Moreover, our model’s distinctiveness lies in its capacity to leverage actual disaster data to create simulated disaster scenarios. Our abstraction of the ranch environment and the integration of real-world information empower our model to handle unforeseen events and to offer more precise forecasts of potential hazards. In our subsequent research, we intend to delve into the adoption of sophisticated machine-learning techniques, like generative adversarial networks and transfer learning, to complement our use of deep reinforcement learning and to advance the efficacy of our aquafarm model. Furthermore, we aim to explore the applicability of our model in diverse marine ranching environments.

In summary, the proposed methodology provides a foundation for future research, and future studies could focus on refining the proposed approach, evaluating its performance, and addressing the challenges and opportunities of AI-driven marine ranching from a broader societal perspective.

6. Conclusions

This study shows the potential use of deep reinforcement learning in marine ranching, particularly in the field of risk and disaster response. The research in the two following areas is summarized here: The first area involved the use of reinforcement learning theory and Markov correlation principles to define key decision-making elements in marine ranching scenarios. It also included modeling the complex ocean environment using Aquafarm, a simulator of the ocean ranch area, to lay the foundation for reinforcement learning in ocean ranch scenarios. The second area involved the analysis of ocean ranch equipment characteristics and the creation of intelligent decision-making systems for ranching. It further included designing and implementing a strategy-learning algorithm based on Long Short-Term Memory (LSTM) for the DQN algorithm and validating the feasibility of the disaster decision-making algorithm for ranching based on deep reinforcement learning through comparative experiments based on the Aquafarm model.

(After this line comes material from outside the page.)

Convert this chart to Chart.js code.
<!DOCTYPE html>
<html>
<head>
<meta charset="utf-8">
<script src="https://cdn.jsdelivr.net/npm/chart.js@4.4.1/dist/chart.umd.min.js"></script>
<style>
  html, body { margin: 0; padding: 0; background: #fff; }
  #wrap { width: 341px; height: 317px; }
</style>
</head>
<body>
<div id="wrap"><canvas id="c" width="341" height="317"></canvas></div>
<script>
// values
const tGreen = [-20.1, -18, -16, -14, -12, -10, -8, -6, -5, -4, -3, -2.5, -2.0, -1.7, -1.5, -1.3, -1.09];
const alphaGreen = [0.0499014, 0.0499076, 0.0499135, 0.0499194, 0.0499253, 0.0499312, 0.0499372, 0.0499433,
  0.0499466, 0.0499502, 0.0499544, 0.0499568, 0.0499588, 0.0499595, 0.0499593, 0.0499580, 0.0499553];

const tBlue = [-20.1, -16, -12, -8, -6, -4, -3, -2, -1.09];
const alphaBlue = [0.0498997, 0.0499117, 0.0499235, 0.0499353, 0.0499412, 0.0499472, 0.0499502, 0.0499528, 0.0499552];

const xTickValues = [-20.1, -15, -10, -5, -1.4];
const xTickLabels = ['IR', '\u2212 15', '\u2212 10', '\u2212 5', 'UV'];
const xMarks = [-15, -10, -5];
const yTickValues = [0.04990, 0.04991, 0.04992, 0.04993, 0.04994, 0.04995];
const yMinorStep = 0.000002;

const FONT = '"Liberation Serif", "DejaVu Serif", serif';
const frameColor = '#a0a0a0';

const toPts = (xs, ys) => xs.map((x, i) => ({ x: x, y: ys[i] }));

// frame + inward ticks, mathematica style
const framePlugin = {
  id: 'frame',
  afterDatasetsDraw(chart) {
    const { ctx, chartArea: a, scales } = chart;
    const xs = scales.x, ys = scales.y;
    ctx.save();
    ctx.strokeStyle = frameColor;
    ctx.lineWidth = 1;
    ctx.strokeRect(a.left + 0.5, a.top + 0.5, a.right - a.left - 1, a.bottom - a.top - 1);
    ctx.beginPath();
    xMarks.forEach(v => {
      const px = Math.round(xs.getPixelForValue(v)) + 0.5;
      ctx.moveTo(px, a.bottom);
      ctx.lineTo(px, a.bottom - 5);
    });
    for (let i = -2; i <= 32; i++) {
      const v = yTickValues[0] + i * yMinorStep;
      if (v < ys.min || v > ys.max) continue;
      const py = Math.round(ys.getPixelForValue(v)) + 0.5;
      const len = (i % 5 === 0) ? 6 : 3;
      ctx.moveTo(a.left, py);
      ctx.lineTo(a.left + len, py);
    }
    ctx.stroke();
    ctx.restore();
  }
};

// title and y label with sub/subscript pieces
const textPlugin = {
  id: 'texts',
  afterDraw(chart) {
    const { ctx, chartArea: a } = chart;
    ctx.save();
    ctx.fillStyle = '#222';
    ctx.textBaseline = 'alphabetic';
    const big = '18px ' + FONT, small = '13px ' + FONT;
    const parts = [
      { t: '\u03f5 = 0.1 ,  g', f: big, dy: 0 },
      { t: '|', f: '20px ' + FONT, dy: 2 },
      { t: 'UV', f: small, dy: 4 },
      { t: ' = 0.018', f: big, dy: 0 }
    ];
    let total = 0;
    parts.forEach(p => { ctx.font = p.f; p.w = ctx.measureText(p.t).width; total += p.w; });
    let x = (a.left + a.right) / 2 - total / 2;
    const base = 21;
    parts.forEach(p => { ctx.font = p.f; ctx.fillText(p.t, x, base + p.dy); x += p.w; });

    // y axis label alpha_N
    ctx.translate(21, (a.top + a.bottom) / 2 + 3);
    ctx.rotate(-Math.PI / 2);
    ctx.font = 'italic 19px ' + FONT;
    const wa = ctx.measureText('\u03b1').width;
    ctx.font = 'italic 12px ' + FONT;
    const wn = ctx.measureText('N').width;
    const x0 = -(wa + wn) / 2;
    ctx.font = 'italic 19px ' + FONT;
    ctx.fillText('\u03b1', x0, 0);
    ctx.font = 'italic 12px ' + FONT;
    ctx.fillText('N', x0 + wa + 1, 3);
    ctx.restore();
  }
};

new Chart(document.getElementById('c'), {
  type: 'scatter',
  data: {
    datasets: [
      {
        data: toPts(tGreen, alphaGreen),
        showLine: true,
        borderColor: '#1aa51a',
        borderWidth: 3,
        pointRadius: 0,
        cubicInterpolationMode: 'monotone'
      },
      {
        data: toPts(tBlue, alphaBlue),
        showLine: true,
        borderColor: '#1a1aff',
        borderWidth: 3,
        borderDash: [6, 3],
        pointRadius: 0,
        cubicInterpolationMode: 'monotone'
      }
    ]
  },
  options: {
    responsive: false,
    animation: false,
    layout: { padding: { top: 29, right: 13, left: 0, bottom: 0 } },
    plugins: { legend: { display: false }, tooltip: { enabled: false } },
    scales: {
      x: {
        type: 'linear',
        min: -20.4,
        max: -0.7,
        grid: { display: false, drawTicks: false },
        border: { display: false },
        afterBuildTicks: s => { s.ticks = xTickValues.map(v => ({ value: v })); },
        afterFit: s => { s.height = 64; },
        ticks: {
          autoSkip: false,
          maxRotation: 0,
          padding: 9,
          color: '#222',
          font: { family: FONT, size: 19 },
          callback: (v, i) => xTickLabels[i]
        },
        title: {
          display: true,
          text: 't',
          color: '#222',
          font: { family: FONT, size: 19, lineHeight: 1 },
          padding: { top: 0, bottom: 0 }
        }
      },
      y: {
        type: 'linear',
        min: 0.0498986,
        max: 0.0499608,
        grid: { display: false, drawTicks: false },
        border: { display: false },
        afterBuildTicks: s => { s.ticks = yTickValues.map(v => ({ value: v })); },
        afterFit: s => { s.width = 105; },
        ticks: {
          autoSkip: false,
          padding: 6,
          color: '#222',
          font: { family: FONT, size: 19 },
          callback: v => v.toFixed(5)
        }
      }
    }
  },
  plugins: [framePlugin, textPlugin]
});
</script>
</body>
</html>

In conclusion, the intelligent implementation of marine ranching, assisted by deep reinforcement learning, has optimistic prospects. However, several technical and economic challenges require resolution in practical applications to enhance its stability, efficiency, safety, and feasibility. Future research can be directed toward enhancing the method by integrating more sophisticated algorithms and models, incorporating diverse data sources and sensors, and analyzing the social and economic implications of AI-powered marine ranching. Additionally, deep reinforcement learning will play a progressively significant role in decision making for high-risk disasters at sea, as farm equipment continues to acquire more advanced features.